* Challenge
In the listing below, identify each line with the word "React" and return those lines.

* Information provided
---
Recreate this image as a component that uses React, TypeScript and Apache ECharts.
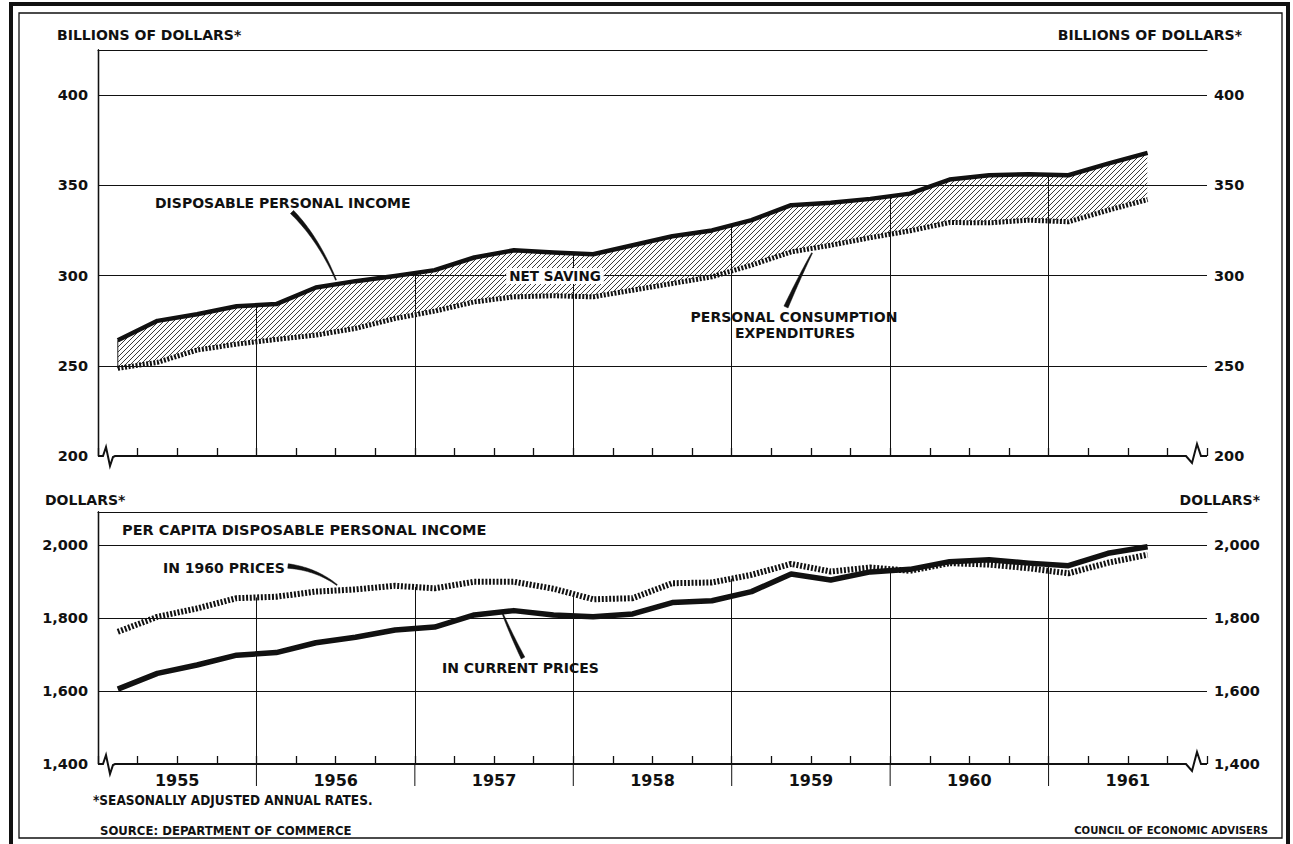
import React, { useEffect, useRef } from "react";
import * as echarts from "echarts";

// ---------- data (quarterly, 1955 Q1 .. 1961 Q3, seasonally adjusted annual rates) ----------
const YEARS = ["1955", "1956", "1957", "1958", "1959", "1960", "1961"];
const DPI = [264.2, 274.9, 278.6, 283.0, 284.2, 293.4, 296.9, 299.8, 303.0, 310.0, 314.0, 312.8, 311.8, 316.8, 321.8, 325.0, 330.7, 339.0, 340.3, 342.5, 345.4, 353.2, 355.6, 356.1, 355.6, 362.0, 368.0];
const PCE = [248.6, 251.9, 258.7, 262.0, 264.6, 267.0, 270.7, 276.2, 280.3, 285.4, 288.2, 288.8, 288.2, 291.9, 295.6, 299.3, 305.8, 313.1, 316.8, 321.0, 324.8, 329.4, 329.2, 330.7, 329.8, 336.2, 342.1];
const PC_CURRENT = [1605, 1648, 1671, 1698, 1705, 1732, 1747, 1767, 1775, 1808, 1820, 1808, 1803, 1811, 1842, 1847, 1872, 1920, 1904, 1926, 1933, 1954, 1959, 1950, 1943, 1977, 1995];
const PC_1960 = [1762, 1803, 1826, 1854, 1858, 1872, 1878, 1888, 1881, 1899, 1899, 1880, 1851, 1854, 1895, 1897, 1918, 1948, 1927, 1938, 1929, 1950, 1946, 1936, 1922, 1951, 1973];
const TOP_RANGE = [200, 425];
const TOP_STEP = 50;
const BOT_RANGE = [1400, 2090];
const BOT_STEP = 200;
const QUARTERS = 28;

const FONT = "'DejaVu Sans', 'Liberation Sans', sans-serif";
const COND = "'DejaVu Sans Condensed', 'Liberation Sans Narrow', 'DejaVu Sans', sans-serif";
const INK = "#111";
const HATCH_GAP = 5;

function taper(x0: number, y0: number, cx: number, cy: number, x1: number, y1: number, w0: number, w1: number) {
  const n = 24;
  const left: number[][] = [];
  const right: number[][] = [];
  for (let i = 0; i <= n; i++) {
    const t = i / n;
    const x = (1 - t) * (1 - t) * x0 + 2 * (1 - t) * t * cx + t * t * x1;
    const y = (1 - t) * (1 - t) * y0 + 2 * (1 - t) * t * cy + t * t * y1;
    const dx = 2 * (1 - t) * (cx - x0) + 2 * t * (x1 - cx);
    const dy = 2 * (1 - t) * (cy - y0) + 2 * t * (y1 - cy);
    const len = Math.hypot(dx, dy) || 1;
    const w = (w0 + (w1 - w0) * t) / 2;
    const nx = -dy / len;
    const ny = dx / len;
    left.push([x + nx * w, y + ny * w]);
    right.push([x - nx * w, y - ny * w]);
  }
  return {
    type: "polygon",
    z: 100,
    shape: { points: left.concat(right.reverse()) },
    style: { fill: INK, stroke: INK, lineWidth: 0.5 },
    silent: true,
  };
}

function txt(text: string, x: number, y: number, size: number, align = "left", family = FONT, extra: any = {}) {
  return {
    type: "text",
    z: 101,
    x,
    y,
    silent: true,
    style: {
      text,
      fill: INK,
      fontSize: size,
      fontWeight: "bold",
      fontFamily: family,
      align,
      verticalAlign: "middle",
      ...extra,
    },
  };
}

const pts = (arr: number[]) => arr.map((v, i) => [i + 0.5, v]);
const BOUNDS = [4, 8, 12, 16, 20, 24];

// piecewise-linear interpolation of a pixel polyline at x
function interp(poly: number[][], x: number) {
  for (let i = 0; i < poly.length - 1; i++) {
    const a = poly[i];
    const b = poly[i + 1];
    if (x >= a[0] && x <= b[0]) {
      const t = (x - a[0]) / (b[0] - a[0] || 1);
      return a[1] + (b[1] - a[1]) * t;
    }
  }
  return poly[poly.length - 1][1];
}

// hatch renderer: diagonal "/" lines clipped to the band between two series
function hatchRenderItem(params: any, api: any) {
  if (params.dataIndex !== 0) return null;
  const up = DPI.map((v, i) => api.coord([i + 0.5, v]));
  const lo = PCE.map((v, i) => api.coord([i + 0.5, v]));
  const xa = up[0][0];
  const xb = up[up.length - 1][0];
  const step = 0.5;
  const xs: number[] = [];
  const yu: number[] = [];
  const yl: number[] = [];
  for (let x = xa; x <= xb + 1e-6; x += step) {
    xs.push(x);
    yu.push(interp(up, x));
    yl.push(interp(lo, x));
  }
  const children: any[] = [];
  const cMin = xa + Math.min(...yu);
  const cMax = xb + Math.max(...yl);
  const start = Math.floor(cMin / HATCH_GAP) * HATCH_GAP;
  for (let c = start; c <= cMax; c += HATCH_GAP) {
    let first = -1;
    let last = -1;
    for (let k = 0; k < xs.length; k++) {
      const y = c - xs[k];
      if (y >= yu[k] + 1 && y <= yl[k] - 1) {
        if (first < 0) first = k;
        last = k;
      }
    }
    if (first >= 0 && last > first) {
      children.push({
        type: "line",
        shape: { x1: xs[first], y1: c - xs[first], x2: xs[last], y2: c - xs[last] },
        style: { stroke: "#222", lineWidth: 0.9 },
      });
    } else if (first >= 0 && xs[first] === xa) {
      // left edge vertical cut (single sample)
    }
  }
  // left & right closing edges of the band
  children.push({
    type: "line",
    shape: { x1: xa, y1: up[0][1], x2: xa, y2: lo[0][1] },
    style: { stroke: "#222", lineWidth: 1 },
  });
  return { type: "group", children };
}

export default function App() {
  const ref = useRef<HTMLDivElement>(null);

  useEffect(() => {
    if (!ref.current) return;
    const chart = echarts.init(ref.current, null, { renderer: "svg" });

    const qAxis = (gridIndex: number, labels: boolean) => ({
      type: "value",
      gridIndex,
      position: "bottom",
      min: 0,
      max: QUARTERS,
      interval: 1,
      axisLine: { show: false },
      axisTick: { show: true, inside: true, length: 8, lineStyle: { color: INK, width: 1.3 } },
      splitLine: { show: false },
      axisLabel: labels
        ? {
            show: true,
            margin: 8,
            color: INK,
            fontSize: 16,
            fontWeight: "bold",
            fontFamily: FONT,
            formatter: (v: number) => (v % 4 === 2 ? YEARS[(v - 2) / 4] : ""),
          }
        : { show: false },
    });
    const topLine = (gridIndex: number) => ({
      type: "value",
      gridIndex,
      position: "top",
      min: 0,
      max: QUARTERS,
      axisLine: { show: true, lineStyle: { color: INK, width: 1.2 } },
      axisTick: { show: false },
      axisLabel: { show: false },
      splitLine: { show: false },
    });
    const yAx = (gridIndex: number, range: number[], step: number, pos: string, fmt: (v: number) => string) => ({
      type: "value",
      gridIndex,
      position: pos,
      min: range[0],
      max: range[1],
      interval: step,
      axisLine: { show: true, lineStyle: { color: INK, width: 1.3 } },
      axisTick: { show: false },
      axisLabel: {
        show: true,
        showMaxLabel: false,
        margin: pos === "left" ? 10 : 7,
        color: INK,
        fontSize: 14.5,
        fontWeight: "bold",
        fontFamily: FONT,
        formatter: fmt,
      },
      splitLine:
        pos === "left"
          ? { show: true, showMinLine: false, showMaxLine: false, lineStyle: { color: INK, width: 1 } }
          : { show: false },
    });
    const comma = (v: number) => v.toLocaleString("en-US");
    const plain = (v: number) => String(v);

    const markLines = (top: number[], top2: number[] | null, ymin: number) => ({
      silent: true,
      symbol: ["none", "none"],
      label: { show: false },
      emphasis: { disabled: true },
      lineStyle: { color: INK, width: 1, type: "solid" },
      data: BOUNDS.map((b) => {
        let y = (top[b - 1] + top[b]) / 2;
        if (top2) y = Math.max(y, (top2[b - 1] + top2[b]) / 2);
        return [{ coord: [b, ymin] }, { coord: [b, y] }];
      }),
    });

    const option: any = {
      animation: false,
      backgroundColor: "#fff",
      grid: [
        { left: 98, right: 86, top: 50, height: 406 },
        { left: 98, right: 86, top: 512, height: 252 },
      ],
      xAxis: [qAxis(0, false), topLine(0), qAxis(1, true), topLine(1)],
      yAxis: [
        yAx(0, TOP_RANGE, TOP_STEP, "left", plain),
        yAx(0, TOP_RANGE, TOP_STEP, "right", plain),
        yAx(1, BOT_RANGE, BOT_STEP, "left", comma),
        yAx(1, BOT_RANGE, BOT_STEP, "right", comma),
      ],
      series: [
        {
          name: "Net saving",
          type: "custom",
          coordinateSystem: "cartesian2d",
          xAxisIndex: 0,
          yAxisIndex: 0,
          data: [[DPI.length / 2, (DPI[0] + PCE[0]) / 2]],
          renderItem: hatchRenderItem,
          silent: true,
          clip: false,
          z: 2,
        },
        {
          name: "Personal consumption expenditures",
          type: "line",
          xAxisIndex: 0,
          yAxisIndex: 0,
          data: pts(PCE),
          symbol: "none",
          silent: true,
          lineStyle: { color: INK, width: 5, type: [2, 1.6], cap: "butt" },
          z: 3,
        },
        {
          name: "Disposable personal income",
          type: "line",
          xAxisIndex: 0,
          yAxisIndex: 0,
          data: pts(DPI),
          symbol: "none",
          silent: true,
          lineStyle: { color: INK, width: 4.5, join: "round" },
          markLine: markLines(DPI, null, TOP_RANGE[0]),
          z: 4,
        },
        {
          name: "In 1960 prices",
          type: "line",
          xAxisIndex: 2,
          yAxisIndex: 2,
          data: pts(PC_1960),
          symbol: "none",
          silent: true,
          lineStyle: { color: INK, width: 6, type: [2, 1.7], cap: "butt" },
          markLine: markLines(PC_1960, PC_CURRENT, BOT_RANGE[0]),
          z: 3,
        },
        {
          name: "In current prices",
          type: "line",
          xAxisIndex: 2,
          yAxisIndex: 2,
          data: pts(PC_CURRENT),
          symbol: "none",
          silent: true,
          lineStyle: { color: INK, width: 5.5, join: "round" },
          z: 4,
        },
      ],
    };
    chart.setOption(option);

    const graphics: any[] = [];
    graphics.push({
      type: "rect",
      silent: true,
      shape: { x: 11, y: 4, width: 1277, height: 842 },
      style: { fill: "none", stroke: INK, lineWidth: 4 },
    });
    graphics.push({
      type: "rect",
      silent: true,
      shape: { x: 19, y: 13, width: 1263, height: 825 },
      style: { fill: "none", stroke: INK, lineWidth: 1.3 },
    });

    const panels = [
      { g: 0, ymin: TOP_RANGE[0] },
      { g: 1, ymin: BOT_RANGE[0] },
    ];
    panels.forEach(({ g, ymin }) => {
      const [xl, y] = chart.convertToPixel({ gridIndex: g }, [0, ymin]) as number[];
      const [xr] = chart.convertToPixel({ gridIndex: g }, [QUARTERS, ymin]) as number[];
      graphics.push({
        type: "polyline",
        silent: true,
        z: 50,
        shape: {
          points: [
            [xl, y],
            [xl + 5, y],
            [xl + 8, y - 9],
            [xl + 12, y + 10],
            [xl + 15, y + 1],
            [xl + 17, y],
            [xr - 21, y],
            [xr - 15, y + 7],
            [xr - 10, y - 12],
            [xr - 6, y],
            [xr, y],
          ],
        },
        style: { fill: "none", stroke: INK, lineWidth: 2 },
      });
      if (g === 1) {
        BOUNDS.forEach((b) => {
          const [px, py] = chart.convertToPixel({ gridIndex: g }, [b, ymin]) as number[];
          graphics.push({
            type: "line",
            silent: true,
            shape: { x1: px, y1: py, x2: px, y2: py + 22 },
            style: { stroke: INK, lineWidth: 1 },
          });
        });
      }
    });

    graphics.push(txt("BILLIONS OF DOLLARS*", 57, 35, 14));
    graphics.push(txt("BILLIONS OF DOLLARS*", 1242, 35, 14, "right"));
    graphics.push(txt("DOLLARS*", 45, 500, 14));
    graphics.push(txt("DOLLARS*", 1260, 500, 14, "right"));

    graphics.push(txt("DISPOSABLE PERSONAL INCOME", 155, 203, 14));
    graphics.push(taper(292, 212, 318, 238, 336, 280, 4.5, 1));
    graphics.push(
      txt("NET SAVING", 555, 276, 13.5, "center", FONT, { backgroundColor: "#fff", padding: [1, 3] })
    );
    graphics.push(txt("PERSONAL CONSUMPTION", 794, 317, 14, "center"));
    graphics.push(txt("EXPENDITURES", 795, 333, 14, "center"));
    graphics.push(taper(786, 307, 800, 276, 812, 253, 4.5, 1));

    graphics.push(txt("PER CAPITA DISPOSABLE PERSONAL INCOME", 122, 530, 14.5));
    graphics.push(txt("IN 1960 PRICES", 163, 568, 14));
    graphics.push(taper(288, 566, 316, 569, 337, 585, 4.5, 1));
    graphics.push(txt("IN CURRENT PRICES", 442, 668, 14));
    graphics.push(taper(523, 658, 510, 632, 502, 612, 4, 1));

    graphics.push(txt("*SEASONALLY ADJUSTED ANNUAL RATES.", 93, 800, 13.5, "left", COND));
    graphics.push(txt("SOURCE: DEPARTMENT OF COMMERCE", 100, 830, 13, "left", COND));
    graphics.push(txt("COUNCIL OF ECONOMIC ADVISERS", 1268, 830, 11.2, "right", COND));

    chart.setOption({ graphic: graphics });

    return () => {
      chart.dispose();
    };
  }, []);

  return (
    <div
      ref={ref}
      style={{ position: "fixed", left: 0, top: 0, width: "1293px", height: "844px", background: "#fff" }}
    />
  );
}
---
* Completed exercise
Recreate this image as a component that uses React, TypeScript and Apache ECharts.
import React, { useEffect, useRef } from "react";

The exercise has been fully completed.